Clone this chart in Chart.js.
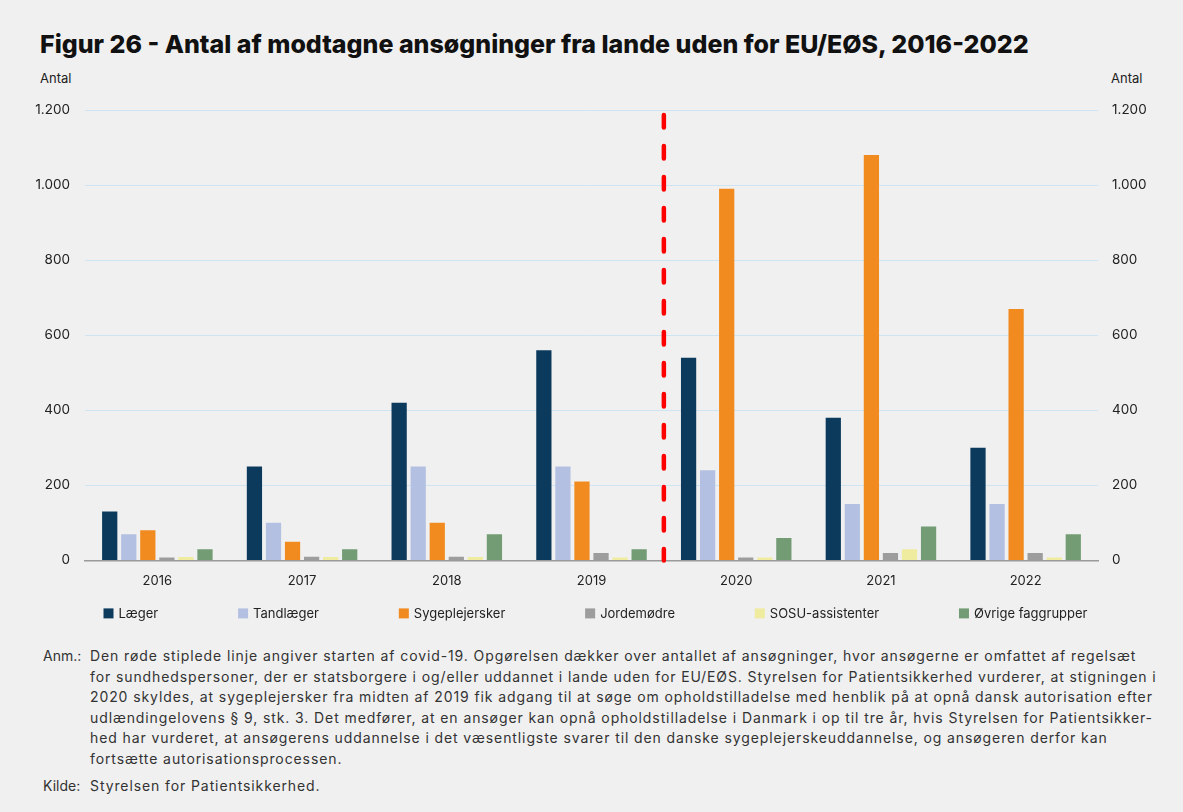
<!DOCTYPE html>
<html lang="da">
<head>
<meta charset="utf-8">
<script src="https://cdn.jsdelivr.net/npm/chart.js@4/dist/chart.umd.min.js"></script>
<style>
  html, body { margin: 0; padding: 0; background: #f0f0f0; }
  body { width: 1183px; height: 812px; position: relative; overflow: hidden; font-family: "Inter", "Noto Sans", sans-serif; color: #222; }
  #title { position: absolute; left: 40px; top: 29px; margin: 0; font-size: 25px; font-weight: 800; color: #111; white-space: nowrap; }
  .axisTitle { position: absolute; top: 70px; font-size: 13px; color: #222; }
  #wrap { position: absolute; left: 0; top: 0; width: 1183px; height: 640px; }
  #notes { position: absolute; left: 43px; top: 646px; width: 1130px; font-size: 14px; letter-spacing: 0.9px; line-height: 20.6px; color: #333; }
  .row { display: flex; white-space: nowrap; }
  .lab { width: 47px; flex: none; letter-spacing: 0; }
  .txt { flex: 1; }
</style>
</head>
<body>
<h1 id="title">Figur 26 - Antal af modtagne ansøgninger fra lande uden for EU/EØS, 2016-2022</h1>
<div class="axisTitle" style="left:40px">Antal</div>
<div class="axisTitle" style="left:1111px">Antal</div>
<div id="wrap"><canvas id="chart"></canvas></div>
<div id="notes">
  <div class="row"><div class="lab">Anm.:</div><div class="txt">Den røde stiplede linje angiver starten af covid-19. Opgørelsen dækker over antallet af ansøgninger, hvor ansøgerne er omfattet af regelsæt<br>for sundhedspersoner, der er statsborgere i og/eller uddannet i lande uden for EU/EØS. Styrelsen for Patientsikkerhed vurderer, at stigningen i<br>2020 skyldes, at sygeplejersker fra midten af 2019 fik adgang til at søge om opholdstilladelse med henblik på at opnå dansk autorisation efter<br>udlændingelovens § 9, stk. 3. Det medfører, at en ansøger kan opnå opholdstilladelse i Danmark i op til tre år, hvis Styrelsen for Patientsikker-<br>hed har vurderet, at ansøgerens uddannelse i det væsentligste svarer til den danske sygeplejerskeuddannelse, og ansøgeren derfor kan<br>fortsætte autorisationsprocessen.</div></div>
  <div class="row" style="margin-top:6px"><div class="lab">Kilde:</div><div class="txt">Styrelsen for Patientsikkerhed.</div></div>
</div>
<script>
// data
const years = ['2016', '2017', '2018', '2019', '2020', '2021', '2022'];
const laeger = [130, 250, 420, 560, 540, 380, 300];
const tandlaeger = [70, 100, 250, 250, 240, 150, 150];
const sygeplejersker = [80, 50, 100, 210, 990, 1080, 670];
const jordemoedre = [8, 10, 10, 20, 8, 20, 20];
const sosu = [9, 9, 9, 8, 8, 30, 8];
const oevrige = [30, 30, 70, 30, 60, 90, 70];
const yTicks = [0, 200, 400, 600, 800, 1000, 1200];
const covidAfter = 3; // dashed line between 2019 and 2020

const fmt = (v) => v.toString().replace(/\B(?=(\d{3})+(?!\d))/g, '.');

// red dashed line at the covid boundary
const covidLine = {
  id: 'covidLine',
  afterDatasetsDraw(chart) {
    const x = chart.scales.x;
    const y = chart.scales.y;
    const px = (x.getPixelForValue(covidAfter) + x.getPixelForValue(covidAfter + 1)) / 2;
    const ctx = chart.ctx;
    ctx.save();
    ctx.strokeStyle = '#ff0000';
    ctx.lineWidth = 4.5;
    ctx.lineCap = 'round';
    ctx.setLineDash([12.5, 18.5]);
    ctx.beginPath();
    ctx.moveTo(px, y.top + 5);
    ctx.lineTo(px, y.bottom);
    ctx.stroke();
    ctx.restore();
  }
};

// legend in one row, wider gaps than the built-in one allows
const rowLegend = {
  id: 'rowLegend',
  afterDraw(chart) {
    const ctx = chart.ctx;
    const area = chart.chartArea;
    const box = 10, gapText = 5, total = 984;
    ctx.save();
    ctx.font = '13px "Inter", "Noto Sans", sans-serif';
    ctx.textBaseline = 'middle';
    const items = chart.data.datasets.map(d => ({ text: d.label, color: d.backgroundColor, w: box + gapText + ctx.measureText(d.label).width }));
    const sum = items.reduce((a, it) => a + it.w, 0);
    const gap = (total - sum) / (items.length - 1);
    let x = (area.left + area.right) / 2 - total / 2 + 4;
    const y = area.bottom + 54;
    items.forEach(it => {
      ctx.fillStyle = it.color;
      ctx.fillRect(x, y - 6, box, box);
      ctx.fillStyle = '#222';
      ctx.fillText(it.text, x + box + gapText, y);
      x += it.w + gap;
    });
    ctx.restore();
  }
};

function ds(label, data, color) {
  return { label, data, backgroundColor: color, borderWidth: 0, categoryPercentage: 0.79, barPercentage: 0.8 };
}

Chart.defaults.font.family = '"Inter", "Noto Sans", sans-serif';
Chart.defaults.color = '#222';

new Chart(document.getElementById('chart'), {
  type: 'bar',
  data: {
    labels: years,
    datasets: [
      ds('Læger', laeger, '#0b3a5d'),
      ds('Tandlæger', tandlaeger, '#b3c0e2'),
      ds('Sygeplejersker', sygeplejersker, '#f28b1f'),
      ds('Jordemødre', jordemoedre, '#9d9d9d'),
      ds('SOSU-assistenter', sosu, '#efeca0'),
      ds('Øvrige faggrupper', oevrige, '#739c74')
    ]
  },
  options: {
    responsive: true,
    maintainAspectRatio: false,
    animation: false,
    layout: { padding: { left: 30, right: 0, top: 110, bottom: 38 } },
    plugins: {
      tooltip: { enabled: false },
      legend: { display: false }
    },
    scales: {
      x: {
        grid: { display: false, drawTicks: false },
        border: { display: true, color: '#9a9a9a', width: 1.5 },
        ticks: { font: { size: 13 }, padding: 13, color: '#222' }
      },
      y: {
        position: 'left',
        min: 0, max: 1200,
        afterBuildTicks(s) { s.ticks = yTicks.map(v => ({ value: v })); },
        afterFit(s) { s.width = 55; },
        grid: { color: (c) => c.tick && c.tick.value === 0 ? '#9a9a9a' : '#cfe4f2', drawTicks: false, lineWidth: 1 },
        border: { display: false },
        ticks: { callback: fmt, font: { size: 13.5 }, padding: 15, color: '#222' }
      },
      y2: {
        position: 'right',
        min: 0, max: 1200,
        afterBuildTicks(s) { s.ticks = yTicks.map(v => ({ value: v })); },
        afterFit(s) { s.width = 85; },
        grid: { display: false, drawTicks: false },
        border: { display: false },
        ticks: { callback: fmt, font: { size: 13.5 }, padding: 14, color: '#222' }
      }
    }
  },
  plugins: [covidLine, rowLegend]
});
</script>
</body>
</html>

------

REQUIRED TASK: The data above needs to be retyped exactly, with the images left out.

COMPLETE RESPONSE:
Clone this chart in Chart.js.
<!DOCTYPE html>
<html lang="da">
<head>
<meta charset="utf-8">
<script src="https://cdn.jsdelivr.net/npm/chart.js@4/dist/chart.umd.min.js"></script>
<style>
  html, body { margin: 0; padding: 0; background: #f0f0f0; }
  body { width: 1183px; height: 812px; position: relative; overflow: hidden; font-family: "Inter", "Noto Sans", sans-serif; color: #222; }
  #title { position: absolute; left: 40px; top: 29px; margin: 0; font-size: 25px; font-weight: 800; color: #111; white-space: nowrap; }
  .axisTitle { position: absolute; top: 70px; font-size: 13px; color: #222; }
  #wrap { position: absolute; left: 0; top: 0; width: 1183px; height: 640px; }
  #notes { position: absolute; left: 43px; top: 646px; width: 1130px; font-size: 14px; letter-spacing: 0.9px; line-height: 20.6px; color: #333; }
  .row { display: flex; white-space: nowrap; }
  .lab { width: 47px; flex: none; letter-spacing: 0; }
  .txt { flex: 1; }
</style>
</head>
<body>
<h1 id="title">Figur 26 - Antal af modtagne ansøgninger fra lande uden for EU/EØS, 2016-2022</h1>
<div class="axisTitle" style="left:40px">Antal</div>
<div class="axisTitle" style="left:1111px">Antal</div>
<div id="wrap"><canvas id="chart"></canvas></div>
<div id="notes">
  <div class="row"><div class="lab">Anm.:</div><div class="txt">Den røde stiplede linje angiver starten af covid-19. Opgørelsen dækker over antallet af ansøgninger, hvor ansøgerne er omfattet af regelsæt<br>for sundhedspersoner, der er statsborgere i og/eller uddannet i lande uden for EU/EØS. Styrelsen for Patientsikkerhed vurderer, at stigningen i<br>2020 skyldes, at sygeplejersker fra midten af 2019 fik adgang til at søge om opholdstilladelse med henblik på at opnå dansk autorisation efter<br>udlændingelovens § 9, stk. 3. Det medfører, at en ansøger kan opnå opholdstilladelse i Danmark i op til tre år, hvis Styrelsen for Patientsikker-<br>hed har vurderet, at ansøgerens uddannelse i det væsentligste svarer til den danske sygeplejerskeuddannelse, og ansøgeren derfor kan<br>fortsætte autorisationsprocessen.</div></div>
  <div class="row" style="margin-top:6px"><div class="lab">Kilde:</div><div class="txt">Styrelsen for Patientsikkerhed.</div></div>
</div>
<script>
// data
const years = ['2016', '2017', '2018', '2019', '2020', '2021', '2022'];
const laeger = [130, 250, 420, 560, 540, 380, 300];
const tandlaeger = [70, 100, 250, 250, 240, 150, 150];
const sygeplejersker = [80, 50, 100, 210, 990, 1080, 670];
const jordemoedre = [8, 10, 10, 20, 8, 20, 20];
const sosu = [9, 9, 9, 8, 8, 30, 8];
const oevrige = [30, 30, 70, 30, 60, 90, 70];
const yTicks = [0, 200, 400, 600, 800, 1000, 1200];
const covidAfter = 3; // dashed line between 2019 and 2020

const fmt = (v) => v.toString().replace(/\B(?=(\d{3})+(?!\d))/g, '.');

// red dashed line at the covid boundary
const covidLine = {
  id: 'covidLine',
  afterDatasetsDraw(chart) {
    const x = chart.scales.x;
    const y = chart.scales.y;
    const px = (x.getPixelForValue(covidAfter) + x.getPixelForValue(covidAfter + 1)) / 2;
    const ctx = chart.ctx;
    ctx.save();
    ctx.strokeStyle = '#ff0000';
    ctx.lineWidth = 4.5;
    ctx.lineCap = 'round';
    ctx.setLineDash([12.5, 18.5]);
    ctx.beginPath();
    ctx.moveTo(px, y.top + 5);
    ctx.lineTo(px, y.bottom);
    ctx.stroke();
    ctx.restore();
  }
};

// legend in one row, wider gaps than the built-in one allows
const rowLegend = {
  id: 'rowLegend',
  afterDraw(chart) {
    const ctx = chart.ctx;
    const area = chart.chartArea;
    const box = 10, gapText = 5, total = 984;
    ctx.save();
    ctx.font = '13px "Inter", "Noto Sans", sans-serif';
    ctx.textBaseline = 'middle';
    const items = chart.data.datasets.map(d => ({ text: d.label, color: d.backgroundColor, w: box + gapText + ctx.measureText(d.label).width }));
    const sum = items.reduce((a, it) => a + it.w, 0);
    const gap = (total - sum) / (items.length - 1);
    let x = (area.left + area.right) / 2 - total / 2 + 4;
    const y = area.bottom + 54;
    items.forEach(it => {
      ctx.fillStyle = it.color;
      ctx.fillRect(x, y - 6, box, box);
      ctx.fillStyle = '#222';
      ctx.fillText(it.text, x + box + gapText, y);
      x += it.w + gap;
    });
    ctx.restore();
  }
};

function ds(label, data, color) {
  return { label, data, backgroundColor: color, borderWidth: 0, categoryPercentage: 0.79, barPercentage: 0.8 };
}

Chart.defaults.font.family = '"Inter", "Noto Sans", sans-serif';
Chart.defaults.color = '#222';

new Chart(document.getElementById('chart'), {
  type: 'bar',
  data: {
    labels: years,
    datasets: [
      ds('Læger', laeger, '#0b3a5d'),
      ds('Tandlæger', tandlaeger, '#b3c0e2'),
      ds('Sygeplejersker', sygeplejersker, '#f28b1f'),
      ds('Jordemødre', jordemoedre, '#9d9d9d'),
      ds('SOSU-assistenter', sosu, '#efeca0'),
      ds('Øvrige faggrupper', oevrige, '#739c74')
    ]
  },
  options: {
    responsive: true,
    maintainAspectRatio: false,
    animation: false,
    layout: { padding: { left: 30, right: 0, top: 110, bottom: 38 } },
    plugins: {
      tooltip: { enabled: false },
      legend: { display: false }
    },
    scales: {
      x: {
        grid: { display: false, drawTicks: false },
        border: { display: true, color: '#9a9a9a', width: 1.5 },
        ticks: { font: { size: 13 }, padding: 13, color: '#222' }
      },
      y: {
        position: 'left',
        min: 0, max: 1200,
        afterBuildTicks(s) { s.ticks = yTicks.map(v => ({ value: v })); },
        afterFit(s) { s.width = 55; },
        grid: { color: (c) => c.tick && c.tick.value === 0 ? '#9a9a9a' : '#cfe4f2', drawTicks: false, lineWidth: 1 },
        border: { display: false },
        ticks: { callback: fmt, font: { size: 13.5 }, padding: 15, color: '#222' }
      },
      y2: {
        position: 'right',
        min: 0, max: 1200,
        afterBuildTicks(s) { s.ticks = yTicks.map(v => ({ value: v })); },
        afterFit(s) { s.width = 85; },
        grid: { display: false, drawTicks: false },
        border: { display: false },
        ticks: { callback: fmt, font: { size: 13.5 }, padding: 14, color: '#222' }
      }
    }
  },
  plugins: [covidLine, rowLegend]
});
</script>
</body>
</html>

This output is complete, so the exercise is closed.